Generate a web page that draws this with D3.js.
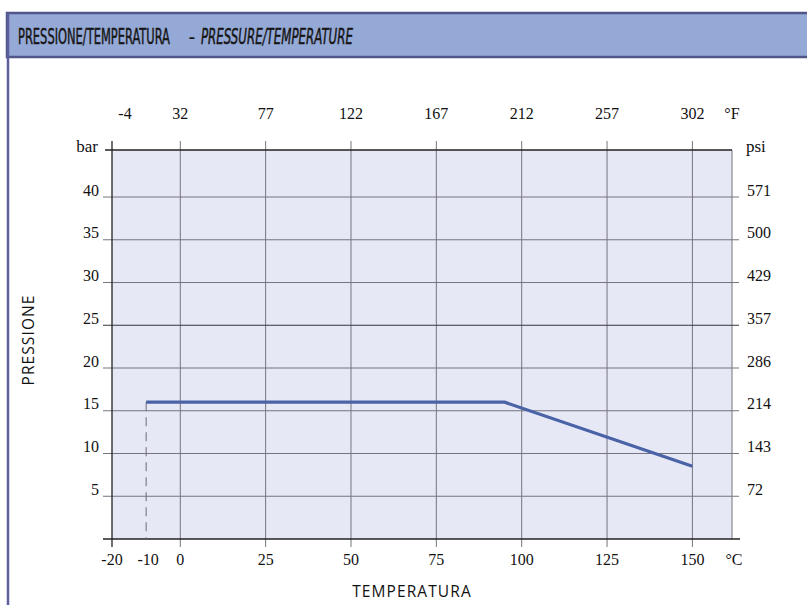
<!DOCTYPE html>
<html>
<head>
<meta charset="utf-8">
<script src="https://cdn.jsdelivr.net/npm/d3@7"></script>
<style>
  html, body { margin: 0; padding: 0; background: #ffffff; }
  svg { display: block; }
</style>
</head>
<body>
<svg id="chart" width="807" height="605"></svg>
<script>
// ---- data ----
const tempC = [-10, 95, 150];
const pressureBar = [16, 16, 8.5];
const cTicks = [0, 25, 50, 75, 100, 125, 150];
const cLabels = ["-20", "-10", "0", "25", "50", "75", "100", "125", "150"];
const cLabelValues = [-20, -10, 0, 25, 50, 75, 100, 125, 150];
const fLabels = ["-4", "32", "77", "122", "167", "212", "257", "302"];
const fLabelValues = [-20, 0, 25, 50, 75, 100, 125, 150];
const barTicks = [5, 10, 15, 20, 25, 30, 35, 40];
const psiLabels = ["72", "143", "214", "286", "357", "429", "500", "571"];
const titleIt = "PRESSIONE/TEMPERATURA";
const titleEn = "PRESSURE/TEMPERATURE";
const xTitle = "TEMPERATURA";
const yTitle = "PRESSIONE";

const svg = d3.select("#chart");
const x = d3.scaleLinear().domain([-20, 161.6]).range([112, 732]);
const y = d3.scaleLinear().domain([0, 45.5]).range([539, 150]);

// ---- frame / title bar ----
svg.append("rect").attr("x", 7).attr("y", 13).attr("width", 820).attr("height", 44)
  .attr("fill", "#95a9d7").attr("stroke", "#50558a").attr("stroke-width", 2.5);
svg.append("line").attr("x1", 8).attr("x2", 8).attr("y1", 13).attr("y2", 605)
  .attr("stroke", "#5c5f9c").attr("stroke-width", 2.5);

const tf = "'DejaVu Sans Condensed', 'DejaVu Sans', sans-serif";
function titlePart(str, x0, width, italic) {
  const t = svg.append("text").attr("x", 0).attr("y", 0)
    .attr("font-family", tf).attr("font-size", 22).attr("fill", "#161616")
    .attr("stroke", "#161616").attr("stroke-width", 0.5)
    .attr("font-style", italic ? "italic" : "normal").text(str);
  const w = t.node().getComputedTextLength();
  t.attr("transform", `translate(${x0},44) scale(${width / w},1)`);
}
titlePart(titleIt, 18, 152, false);
svg.append("text").attr("x", 192).attr("y", 44).attr("font-family", tf).attr("font-size", 21)
  .attr("fill", "#161616").attr("text-anchor", "middle").text("-");
titlePart(titleEn, 201, 152, true);

// ---- plot background ----
svg.append("rect").attr("x", x(-20)).attr("y", y(45.5))
  .attr("width", x(161.6) - x(-20)).attr("height", y(0) - y(45.5)).attr("fill", "#e6e8f6");

const g = svg.append("g");
// vertical grid lines
g.selectAll(".vg").data(cTicks).join("line")
  .attr("x1", d => x(d)).attr("x2", d => x(d)).attr("y1", y(45.5) - 9).attr("y2", y(0) + 8)
  .attr("stroke", "#74757f").attr("stroke-width", 1);
// right edge
g.append("line").attr("x1", x(161.6)).attr("x2", x(161.6)).attr("y1", y(45.5)).attr("y2", y(0))
  .attr("stroke", "#74757f").attr("stroke-width", 1);
// horizontal grid lines
g.selectAll(".hg").data(barTicks).join("line")
  .attr("x1", x(-20) - 9).attr("x2", x(161.6) + 7).attr("y1", d => y(d)).attr("y2", d => y(d))
  .attr("stroke", d => d === 25 ? "#34343e" : "#74757f").attr("stroke-width", 1);
// top border
g.append("line").attr("x1", x(-20) - 7).attr("x2", x(161.6)).attr("y1", y(45.5)).attr("y2", y(45.5))
  .attr("stroke", "#222").attr("stroke-width", 1.3);
// bottom axis line
g.append("line").attr("x1", x(-20) - 9).attr("x2", x(161.6) + 8).attr("y1", y(0)).attr("y2", y(0))
  .attr("stroke", "#222").attr("stroke-width", 1.3);
// left axis line
g.append("line").attr("x1", x(-20)).attr("x2", x(-20)).attr("y1", y(45.5) - 9).attr("y2", y(0) + 8)
  .attr("stroke", "#222").attr("stroke-width", 1.3);
// dashed line at -10
g.append("line").attr("x1", x(tempC[0])).attr("x2", x(tempC[0]))
  .attr("y1", y(pressureBar[0])).attr("y2", y(0))
  .attr("stroke", "#6a6a70").attr("stroke-width", 1).attr("stroke-dasharray", "9,6");

// ---- data line ----
const pts = tempC.map((t, i) => [t, pressureBar[i]]);
g.append("path").datum(pts)
  .attr("d", d3.line().x(d => x(d[0])).y(d => y(d[1])))
  .attr("fill", "none").attr("stroke", "#4a62a6").attr("stroke-width", 3.2);

// ---- labels ----
const sf = "'Liberation Serif', 'Times New Roman', serif";
const lab = svg.append("g").attr("font-family", sf).attr("font-size", 16).attr("fill", "#111");
// left bar labels
lab.selectAll(".lb").data(barTicks).join("text")
  .attr("x", 99).attr("y", d => y(d) - 1.5).attr("text-anchor", "end")
  .text(d => d);
lab.append("text").attr("x", 98).attr("y", 147).attr("dy", "0.3em").attr("font-size", 17)
  .attr("text-anchor", "end").text("bar");
// right psi labels
lab.selectAll(".rb").data(barTicks).join("text")
  .attr("x", 747).attr("y", d => y(d) - 1.5).attr("text-anchor", "start")
  .text((d, i) => psiLabels[i]);
lab.append("text").attr("x", 746).attr("y", 147).attr("dy", "0.3em").attr("font-size", 17).text("psi");
// bottom °C labels
lab.selectAll(".bc").data(cLabelValues).join("text")
  .attr("x", d => x(d) + (d === -10 ? 2 : 0)).attr("y", 559).attr("dy", "0.35em").attr("text-anchor", "middle")
  .text((d, i) => cLabels[i]);
lab.append("text").attr("x", 734).attr("y", 559).attr("dy", "0.35em").attr("text-anchor", "middle").text("°C");
// top °F labels
lab.selectAll(".tf").data(fLabelValues).join("text")
  .attr("x", d => x(d) + (d === -20 ? 13 : 0)).attr("y", 113).attr("dy", "0.35em").attr("text-anchor", "middle")
  .text((d, i) => fLabels[i]);
lab.append("text").attr("x", 732).attr("y", 113).attr("dy", "0.35em").attr("text-anchor", "middle").text("°F");

// axis titles
const af = "'Open Sans', 'DejaVu Sans', sans-serif";
svg.append("text").attr("x", 412).attr("y", 592).attr("dy", "0.35em").attr("text-anchor", "middle")
  .attr("font-family", af).attr("font-size", 15.5).attr("letter-spacing", 1.1).attr("fill", "#111").text(xTitle);
svg.append("text").attr("transform", "translate(29,340) rotate(-90)").attr("dy", "0.35em")
  .attr("text-anchor", "middle").attr("font-family", af).attr("font-size", 15.5)
  .attr("letter-spacing", 1.1).attr("fill", "#111").text(yTitle);
</script>
</body>
</html>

**TASK REQUIREMENTS**
What is needed is an exact reproduction of the data, pictures excluded.

**THE SOLUTION**
Generate a web page that draws this with D3.js.
<!DOCTYPE html>
<html>
<head>
<meta charset="utf-8">
<script src="https://cdn.jsdelivr.net/npm/d3@7"></script>
<style>
  html, body { margin: 0; padding: 0; background: #ffffff; }
  svg { display: block; }
</style>
</head>
<body>
<svg id="chart" width="807" height="605"></svg>
<script>
// ---- data ----
const tempC = [-10, 95, 150];
const pressureBar = [16, 16, 8.5];
const cTicks = [0, 25, 50, 75, 100, 125, 150];
const cLabels = ["-20", "-10", "0", "25", "50", "75", "100", "125", "150"];
const cLabelValues = [-20, -10, 0, 25, 50, 75, 100, 125, 150];
const fLabels = ["-4", "32", "77", "122", "167", "212", "257", "302"];
const fLabelValues = [-20, 0, 25, 50, 75, 100, 125, 150];
const barTicks = [5, 10, 15, 20, 25, 30, 35, 40];
const psiLabels = ["72", "143", "214", "286", "357", "429", "500", "571"];
const titleIt = "PRESSIONE/TEMPERATURA";
const titleEn = "PRESSURE/TEMPERATURE";
const xTitle = "TEMPERATURA";
const yTitle = "PRESSIONE";

const svg = d3.select("#chart");
const x = d3.scaleLinear().domain([-20, 161.6]).range([112, 732]);
const y = d3.scaleLinear().domain([0, 45.5]).range([539, 150]);

// ---- frame / title bar ----
svg.append("rect").attr("x", 7).attr("y", 13).attr("width", 820).attr("height", 44)
  .attr("fill", "#95a9d7").attr("stroke", "#50558a").attr("stroke-width", 2.5);
svg.append("line").attr("x1", 8).attr("x2", 8).attr("y1", 13).attr("y2", 605)
  .attr("stroke", "#5c5f9c").attr("stroke-width", 2.5);

const tf = "'DejaVu Sans Condensed', 'DejaVu Sans', sans-serif";
function titlePart(str, x0, width, italic) {
  const t = svg.append("text").attr("x", 0).attr("y", 0)
    .attr("font-family", tf).attr("font-size", 22).attr("fill", "#161616")
    .attr("stroke", "#161616").attr("stroke-width", 0.5)
    .attr("font-style", italic ? "italic" : "normal").text(str);
  const w = t.node().getComputedTextLength();
  t.attr("transform", `translate(${x0},44) scale(${width / w},1)`);
}
titlePart(titleIt, 18, 152, false);
svg.append("text").attr("x", 192).attr("y", 44).attr("font-family", tf).attr("font-size", 21)
  .attr("fill", "#161616").attr("text-anchor", "middle").text("-");
titlePart(titleEn, 201, 152, true);

// ---- plot background ----
svg.append("rect").attr("x", x(-20)).attr("y", y(45.5))
  .attr("width", x(161.6) - x(-20)).attr("height", y(0) - y(45.5)).attr("fill", "#e6e8f6");

const g = svg.append("g");
// vertical grid lines
g.selectAll(".vg").data(cTicks).join("line")
  .attr("x1", d => x(d)).attr("x2", d => x(d)).attr("y1", y(45.5) - 9).attr("y2", y(0) + 8)
  .attr("stroke", "#74757f").attr("stroke-width", 1);
// right edge
g.append("line").attr("x1", x(161.6)).attr("x2", x(161.6)).attr("y1", y(45.5)).attr("y2", y(0))
  .attr("stroke", "#74757f").attr("stroke-width", 1);
// horizontal grid lines
g.selectAll(".hg").data(barTicks).join("line")
  .attr("x1", x(-20) - 9).attr("x2", x(161.6) + 7).attr("y1", d => y(d)).attr("y2", d => y(d))
  .attr("stroke", d => d === 25 ? "#34343e" : "#74757f").attr("stroke-width", 1);
// top border
g.append("line").attr("x1", x(-20) - 7).attr("x2", x(161.6)).attr("y1", y(45.5)).attr("y2", y(45.5))
  .attr("stroke", "#222").attr("stroke-width", 1.3);
// bottom axis line
g.append("line").attr("x1", x(-20) - 9).attr("x2", x(161.6) + 8).attr("y1", y(0)).attr("y2", y(0))
  .attr("stroke", "#222").attr("stroke-width", 1.3);
// left axis line
g.append("line").attr("x1", x(-20)).attr("x2", x(-20)).attr("y1", y(45.5) - 9).attr("y2", y(0) + 8)
  .attr("stroke", "#222").attr("stroke-width", 1.3);
// dashed line at -10
g.append("line").attr("x1", x(tempC[0])).attr("x2", x(tempC[0]))
  .attr("y1", y(pressureBar[0])).attr("y2", y(0))
  .attr("stroke", "#6a6a70").attr("stroke-width", 1).attr("stroke-dasharray", "9,6");

// ---- data line ----
const pts = tempC.map((t, i) => [t, pressureBar[i]]);
g.append("path").datum(pts)
  .attr("d", d3.line().x(d => x(d[0])).y(d => y(d[1])))
  .attr("fill", "none").attr("stroke", "#4a62a6").attr("stroke-width", 3.2);

// ---- labels ----
const sf = "'Liberation Serif', 'Times New Roman', serif";
const lab = svg.append("g").attr("font-family", sf).attr("font-size", 16).attr("fill", "#111");
// left bar labels
lab.selectAll(".lb").data(barTicks).join("text")
  .attr("x", 99).attr("y", d => y(d) - 1.5).attr("text-anchor", "end")
  .text(d => d);
lab.append("text").attr("x", 98).attr("y", 147).attr("dy", "0.3em").attr("font-size", 17)
  .attr("text-anchor", "end").text("bar");
// right psi labels
lab.selectAll(".rb").data(barTicks).join("text")
  .attr("x", 747).attr("y", d => y(d) - 1.5).attr("text-anchor", "start")
  .text((d, i) => psiLabels[i]);
lab.append("text").attr("x", 746).attr("y", 147).attr("dy", "0.3em").attr("font-size", 17).text("psi");
// bottom °C labels
lab.selectAll(".bc").data(cLabelValues).join("text")
  .attr("x", d => x(d) + (d === -10 ? 2 : 0)).attr("y", 559).attr("dy", "0.35em").attr("text-anchor", "middle")
  .text((d, i) => cLabels[i]);
lab.append("text").attr("x", 734).attr("y", 559).attr("dy", "0.35em").attr("text-anchor", "middle").text("°C");
// top °F labels
lab.selectAll(".tf").data(fLabelValues).join("text")
  .attr("x", d => x(d) + (d === -20 ? 13 : 0)).attr("y", 113).attr("dy", "0.35em").attr("text-anchor", "middle")
  .text((d, i) => fLabels[i]);
lab.append("text").attr("x", 732).attr("y", 113).attr("dy", "0.35em").attr("text-anchor", "middle").text("°F");

// axis titles
const af = "'Open Sans', 'DejaVu Sans', sans-serif";
svg.append("text").attr("x", 412).attr("y", 592).attr("dy", "0.35em").attr("text-anchor", "middle")
  .attr("font-family", af).attr("font-size", 15.5).attr("letter-spacing", 1.1).attr("fill", "#111").text(xTitle);
svg.append("text").attr("transform", "translate(29,340) rotate(-90)").attr("dy", "0.35em")
  .attr("text-anchor", "middle").attr("font-family", af).attr("font-size", 15.5)
  .attr("letter-spacing", 1.1).attr("fill", "#111").text(yTitle);
</script>
</body>
</html>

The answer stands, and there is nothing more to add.